Things are in disarray for Sim and me. I think I'm starting to pull myself up, while Simon is nosediving. He's feeling pressure, and he puts most of it on himself. I think he's only happy when he's taken on far too much. He carries the weight of the world. I know, because I do too. I look for the worst case scenario, I am scared, and I have been too negative. Living in fear and being tense has taken its toll on both me and Simon. Now, it's happening to him. Helping him become the man he is today took a lot out of me. While I did help him in many ways, I have hurt us both in just as many. I cannot be his mom and his girlfriend. It's just not desirable to me or to him. There is a large part of him that wants to be mothered, and I can easily fill that role, but it turns me into MY OWN MOTHER! She was controlling and angry and depressed. I don't want to be that person. I love my mother, but I don't want to be her. I want to be me. I'm happy. I'm loving.

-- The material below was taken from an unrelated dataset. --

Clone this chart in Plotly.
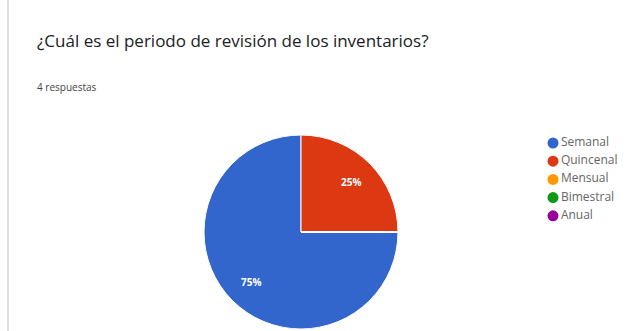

I'm not an argument waiting to happy. I'm not tense all the time. I let go of things; things bounce off of me. I am strong. I'm certainly more funny than Simon gives me credit for. I cannot, however, cook well. That's beside the point. I can learn to cook. The point is what? I am coming out of a funk that I've been in since last year. I'm pulling out of it and pulling myself together. It doesn't take much to put myself back together because I'm resilient. I want to help Simon get out of his funk, but I'm not going to mother him. I'm going to support him in any way I can, but being a bit funky for a while may just well be what he needs.

Whether or not we stay in Arizona or whether or not we will move is still up in the air. I've given notice at my apartment complex, so we're probably at least moving from Sienna at Riverview. I like it here. It's been good to me. It's classy.

Alright, I'm going to eat. I had to fast last night to give a blood sample this morning. I'm STARVING!